Just think what a mega dividend we would all have if the 10+ million spent on Jacobin and share buy backs had been paid out instead. They could then top it off by selling the whole company.
Hindsight is a wonderful thing but really they need to think more carefully about how they spend the cash.
A lot of shareholder value has been destroyed and a lot of the potential that TRIN once had has evaporated. Not sure that folk really get that - I think they are kidding themselves about how profitable TRIN is going to be in the future. When the share price was in the 100s, the 200s or even 300s still seemed possible. After watching the BoD waste all that time and money over the last couple of years, I am now struggling to see how the share price will ever get back into three figures. I don’t think the executive directors deserve to still be there - I do not think they are the right people to unlock whatever potential TRIN has left. If they are going to hang around I will be taking the first decent exit that I’m offered.
Grim short term future. Maybe future some hope (maybe).

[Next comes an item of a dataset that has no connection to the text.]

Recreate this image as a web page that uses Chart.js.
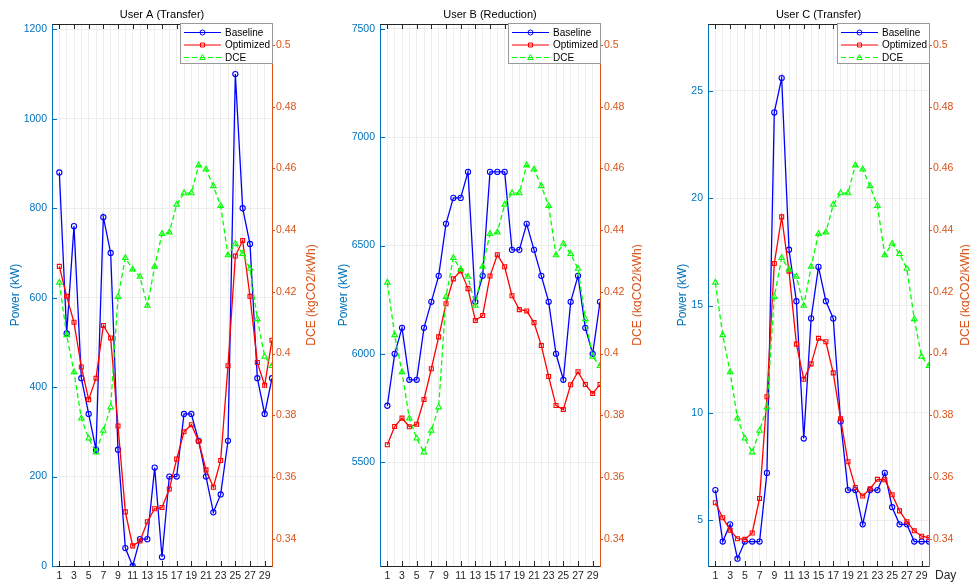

Interesting that Jezza stated 400bopd would make Jacobin a reasonable result.
I sold last week too. This share was a bit of punt, but has proven to be more of a dog of share than I had expected.
I stopped my trade here other week lost 40 pounds however if i held be nearly 700
Two dud zones, one left to try. It seems Trinity is not very expert at reading their own backyard geology. It follows from a series of dud wells last year. Watch your investments evaporate.
$8.3m spent and currently very little to show for it, our ship needs a new captain before we hit an iceberg
Bigger sells just before close of play. Looks like a duster and all this hype about a discovery was a bit premature. I fail to understand why the flow testing was not carried out straight after the drilling. They had years preparing for this.
If by some miracle it is commercial the RNS needs to be positively headed to draw in the punters and not just called operational update
This is far from exciting. The longer this drags on the more chances of a bad result or operational problems.
Time to sell out or farm out for a free carry.
One year ago there was an exciting 6 well drilling program ".. . a meaningful step-change in production is expected in 2023 when the horizontal and deep wells are expected to be on production. " .... Didn't really happen.
This year we are on a single well program, Jacobin. It is months behind and no production has lasted more than a few hours. I think our only chance of return on investment may be if the company is sold. Need that Jacobin result to create value for a buyer. (I am fed up averaging down)
Agreed about the downside, at least after the initial shock if it is bad news at LC1.
You're right Rossannan. I misread that part. Still leaves 227 feet of upper zone net oil pay left to test.
Its a punt, sure, but the thicker net pay of the upper zones should have much less risk of sands than the thinner net pay.
The enteprise valuation here is now about £10 million. I would say failure is mostly priced in by now, so the downside risk certainly over the medium term should I hope be minimal.
Marineclark
"Over 290 feet of net oil pay encountered in the Jacobin well"
I think you may have the wrong end of the stick.
The company has indeed stated that over 290 feet of net oil pay was encountered in the Jacobin well, but that was in total - only 63 feet of that net oil pay was encountered in the deeper exploration targets.
The shallower net pay has no transformational potential and while the deeper net pay could have this in theory, two of those three deeper zones have already failed. LC1 is the last chance saloon both for Jacobin and this BoD.
It is currently very hard to see where the balance of risk and reward lies at the current share price. Does its recent dip signify that someone knows something? Who knows?